The London police descend on the scene and immediately consider Nigel a suspect. Worried about what other kind of trouble Nigel might get himself into, Reggie follows him to Los Angeles, where he tries to follow in Nigel’s footsteps and track down Mara Ramirez, the letter writer of yore. Reggie soon stumbles onto a mystery he never bargained for, pertaining to forged geological surveys and the building of a subway through some outlying areas of L.A. There’s more murder and mayhem on the other side of the pond as Reggie, Laura, and Nigel work to uncover the bad guys.


  • This sounded like a unique, interesting setup. Two brothers who answer letters to Sherlock Holmes and get involved in a real-life mystery… pretty clever!
  • The book was actually quite funny in a lot of places. I didn’t expect to smile/laugh as much as I did while reading.
  • The pacing was wonderful. The action moved along briskly from beginning to end, with few (if any) slow spots. I was able to breeze through this one with no problems at all.
  • I liked how the ending wasn’t neatly tied up with a big red bow. There were loose ends, and justice wasn’t served all the way around. This was a perfectly acceptable ending, since sometimes it works out that way in real life — especially when talking about the misdeeds of major corporations. I think it was more realistic to have the British secretary get nabbed for murdering the clerk, and to have the movie production studio and the company behind it just keep clicking along as usual. Also, it was a nice touch to put Reggie’s personal fortune at stake in the company via his association with Lloyd’s. That made the outcome all the more believable.


  • I had a hard time buying into the conceit that a 20-year-old letter would suddenly have significance in a multimillion-dollar public transportation project across the pond. I mean, the author tried his best to make the setup seem as plausible as possible, but it just didn’t work for me.
  • Robertson relied on a few too many coincidences to keep the story going. Mara Ramirez having the same name and living in the same city? A lot of women her age might have been married or moved away by then. Only one Mara Ramirez in all of Los Angeles, and her name is in the phone book? How convenient for Reggie! Mr. Ramirez comes back and hangs out at the homeless shelter across the street from his daughter’s house? Again, isn’t it convenient that she lived in such an area?
  • This is a nitpick for sure, but I have to say it anyway.
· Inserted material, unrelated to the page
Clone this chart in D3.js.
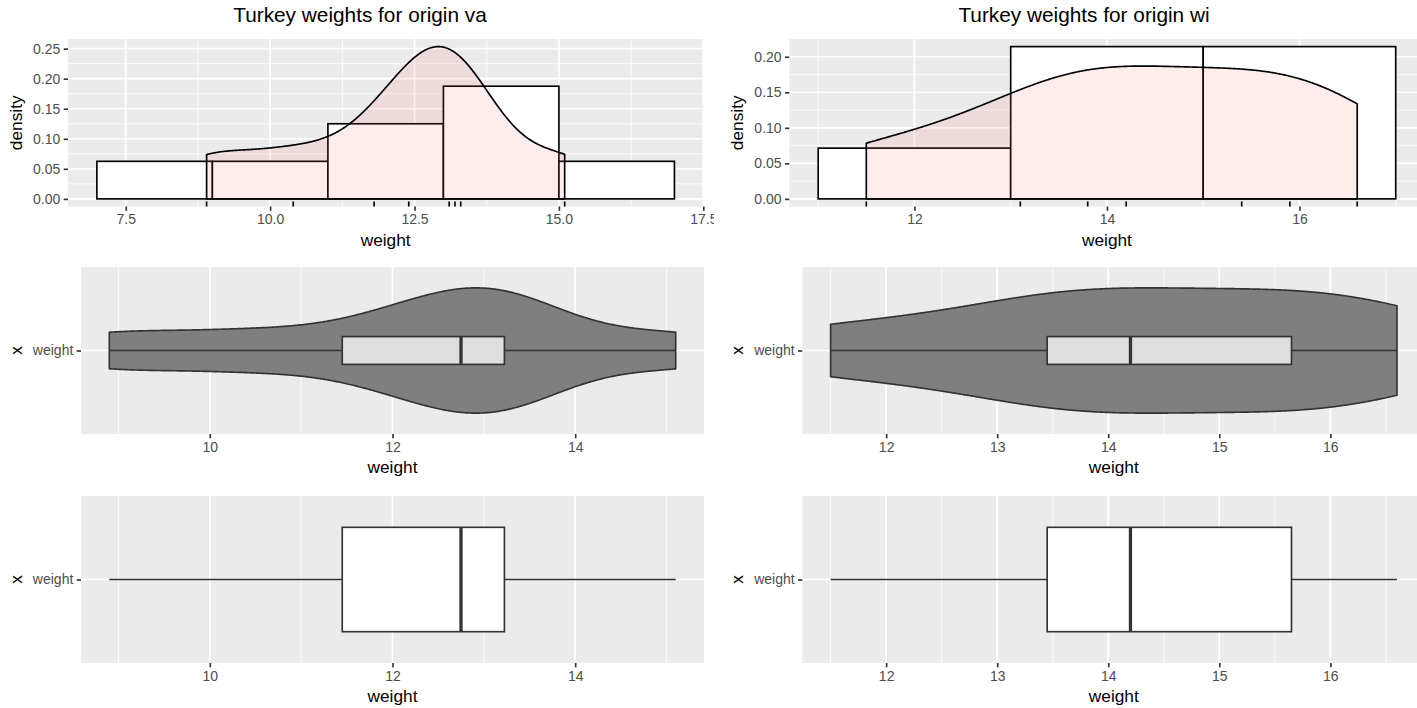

Robertson repeatedly referred to the fact that someone posted $1 million in cash for Nigel’s bail. Obviously Mr. Robertson isn’t familiar with the American judicial system, in which only 10% of the amount needs to be posted. That means Nigel would have needed $100,000, not $1 million. Yes, it’s a small detail, but that “one million dollars in cash” was mentioned several times, so the error stuck out all the more.


I thought this was a decent first effort from Michael Robertson. As I said, I like the basic setup of Reggie and Nigel acting upon letters written to Sherlock Holmes, and think the author can get a lot of mileage out of that story vehicle. I can see this growing into a series, and if it does, I’d definitely read a few more. I give this book 3 stars out of 5.
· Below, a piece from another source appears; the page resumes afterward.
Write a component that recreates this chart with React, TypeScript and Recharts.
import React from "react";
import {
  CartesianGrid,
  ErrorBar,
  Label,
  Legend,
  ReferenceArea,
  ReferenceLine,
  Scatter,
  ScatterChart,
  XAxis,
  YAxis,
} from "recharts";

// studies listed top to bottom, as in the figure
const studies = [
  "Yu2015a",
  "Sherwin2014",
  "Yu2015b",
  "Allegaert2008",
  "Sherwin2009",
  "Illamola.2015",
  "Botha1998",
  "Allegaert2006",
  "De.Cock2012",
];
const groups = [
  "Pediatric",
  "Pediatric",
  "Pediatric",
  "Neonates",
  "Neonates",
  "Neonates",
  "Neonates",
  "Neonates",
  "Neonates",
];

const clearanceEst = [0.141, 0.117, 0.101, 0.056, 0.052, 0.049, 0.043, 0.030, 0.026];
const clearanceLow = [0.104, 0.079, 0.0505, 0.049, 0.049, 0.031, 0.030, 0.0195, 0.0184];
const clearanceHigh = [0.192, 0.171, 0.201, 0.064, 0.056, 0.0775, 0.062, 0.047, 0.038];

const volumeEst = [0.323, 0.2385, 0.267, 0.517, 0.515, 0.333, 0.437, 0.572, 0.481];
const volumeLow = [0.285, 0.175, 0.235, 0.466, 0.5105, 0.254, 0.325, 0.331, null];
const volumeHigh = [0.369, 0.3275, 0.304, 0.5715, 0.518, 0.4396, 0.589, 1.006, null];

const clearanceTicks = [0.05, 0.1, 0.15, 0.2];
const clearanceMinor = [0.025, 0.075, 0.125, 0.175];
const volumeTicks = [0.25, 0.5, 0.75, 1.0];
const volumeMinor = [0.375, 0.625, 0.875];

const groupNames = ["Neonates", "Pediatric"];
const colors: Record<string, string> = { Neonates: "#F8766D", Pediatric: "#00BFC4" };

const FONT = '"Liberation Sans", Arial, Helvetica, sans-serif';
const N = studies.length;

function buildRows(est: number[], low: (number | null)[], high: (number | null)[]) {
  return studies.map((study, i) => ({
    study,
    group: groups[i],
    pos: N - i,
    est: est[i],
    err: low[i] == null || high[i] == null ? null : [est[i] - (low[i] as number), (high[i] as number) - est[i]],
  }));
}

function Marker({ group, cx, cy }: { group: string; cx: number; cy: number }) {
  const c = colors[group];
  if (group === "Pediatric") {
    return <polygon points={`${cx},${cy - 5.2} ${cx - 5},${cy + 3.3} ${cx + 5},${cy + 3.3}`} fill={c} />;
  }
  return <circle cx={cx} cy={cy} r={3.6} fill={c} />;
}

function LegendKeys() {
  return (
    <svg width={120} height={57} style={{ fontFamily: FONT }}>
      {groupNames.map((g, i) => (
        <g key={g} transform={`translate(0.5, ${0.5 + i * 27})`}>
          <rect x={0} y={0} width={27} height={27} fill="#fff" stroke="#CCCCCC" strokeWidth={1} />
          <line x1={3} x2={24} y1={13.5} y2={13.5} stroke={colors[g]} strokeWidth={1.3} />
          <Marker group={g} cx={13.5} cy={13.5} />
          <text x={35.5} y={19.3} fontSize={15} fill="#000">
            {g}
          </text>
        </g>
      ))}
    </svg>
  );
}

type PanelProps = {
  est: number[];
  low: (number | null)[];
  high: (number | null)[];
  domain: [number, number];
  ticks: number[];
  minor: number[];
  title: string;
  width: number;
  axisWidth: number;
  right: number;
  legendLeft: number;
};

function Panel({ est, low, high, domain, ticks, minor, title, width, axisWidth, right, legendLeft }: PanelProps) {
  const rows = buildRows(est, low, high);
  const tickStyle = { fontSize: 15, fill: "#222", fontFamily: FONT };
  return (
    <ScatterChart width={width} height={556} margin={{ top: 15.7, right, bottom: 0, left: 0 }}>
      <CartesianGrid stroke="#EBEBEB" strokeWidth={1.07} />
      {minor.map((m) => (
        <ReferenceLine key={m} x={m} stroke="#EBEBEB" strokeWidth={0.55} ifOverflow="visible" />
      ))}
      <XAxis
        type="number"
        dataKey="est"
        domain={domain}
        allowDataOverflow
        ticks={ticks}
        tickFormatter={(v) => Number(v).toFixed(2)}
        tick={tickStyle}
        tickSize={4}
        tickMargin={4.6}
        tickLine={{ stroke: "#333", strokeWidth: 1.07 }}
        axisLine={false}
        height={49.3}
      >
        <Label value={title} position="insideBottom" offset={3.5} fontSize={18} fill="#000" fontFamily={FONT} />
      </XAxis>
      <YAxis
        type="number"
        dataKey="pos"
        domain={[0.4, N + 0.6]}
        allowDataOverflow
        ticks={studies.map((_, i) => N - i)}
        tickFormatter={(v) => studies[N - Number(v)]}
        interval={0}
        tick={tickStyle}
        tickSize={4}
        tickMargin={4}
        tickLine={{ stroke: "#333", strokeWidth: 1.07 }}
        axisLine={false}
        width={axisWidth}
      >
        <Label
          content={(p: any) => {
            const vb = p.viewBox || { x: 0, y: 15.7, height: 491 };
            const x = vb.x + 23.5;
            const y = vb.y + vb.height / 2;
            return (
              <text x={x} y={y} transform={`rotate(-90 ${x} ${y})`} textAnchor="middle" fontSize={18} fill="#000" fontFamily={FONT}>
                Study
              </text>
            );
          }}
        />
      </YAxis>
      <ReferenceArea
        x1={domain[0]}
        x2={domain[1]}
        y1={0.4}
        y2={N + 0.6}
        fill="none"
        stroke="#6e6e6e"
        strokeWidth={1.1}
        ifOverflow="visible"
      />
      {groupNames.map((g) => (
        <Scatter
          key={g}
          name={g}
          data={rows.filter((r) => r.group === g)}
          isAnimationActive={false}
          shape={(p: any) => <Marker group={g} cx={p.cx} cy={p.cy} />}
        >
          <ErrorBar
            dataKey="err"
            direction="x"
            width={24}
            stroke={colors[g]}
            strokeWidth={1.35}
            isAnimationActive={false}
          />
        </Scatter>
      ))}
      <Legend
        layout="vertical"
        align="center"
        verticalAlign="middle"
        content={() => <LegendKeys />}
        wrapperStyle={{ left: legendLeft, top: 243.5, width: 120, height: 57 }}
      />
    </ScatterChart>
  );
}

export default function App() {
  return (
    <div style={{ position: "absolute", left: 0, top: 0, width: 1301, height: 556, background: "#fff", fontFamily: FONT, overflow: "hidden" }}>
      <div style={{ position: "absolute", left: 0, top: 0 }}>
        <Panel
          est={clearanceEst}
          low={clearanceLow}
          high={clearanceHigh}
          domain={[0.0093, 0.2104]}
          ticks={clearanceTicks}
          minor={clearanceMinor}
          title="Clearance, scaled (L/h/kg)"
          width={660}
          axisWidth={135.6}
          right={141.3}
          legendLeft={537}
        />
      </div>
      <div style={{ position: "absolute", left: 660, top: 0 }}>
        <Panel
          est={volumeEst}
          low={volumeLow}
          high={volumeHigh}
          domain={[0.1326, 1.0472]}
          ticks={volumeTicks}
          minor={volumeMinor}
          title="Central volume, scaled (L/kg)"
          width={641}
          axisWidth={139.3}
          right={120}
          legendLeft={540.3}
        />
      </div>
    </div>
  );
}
One Response to “The Baker Street Letters by Michael Robertson”

  1. I agree in part with the above, well-written review of “Baker Street Letters.” I disagree, in part, however, with the character development and the ending. Character development, particularly with the villains and character introduced in the latter half of the book were tenuous at best. Not nearly enough development in which to sink my teeth so I formed little care and feeling for these characters. Might explain the quick read. This books was whimsical at times, unique and clever in it’s use of language and wit but ultimately a let-down. The last couple or so chapters were terribly weak. The biggest disappointment was the ending. I turned the page expecting…and huh? That’s it? Did he leave off the last few pages? Not looking for a nicely packaged, formulaic, feel-good ending with a bow on it. Just looking for an ending that made any kind of sense.

    I cannot recommend it for even fellow Sherlock Holmes fans, let alone fans of quality fiction. A C+/B- read at best. Much better stuff out there, I’m afraid.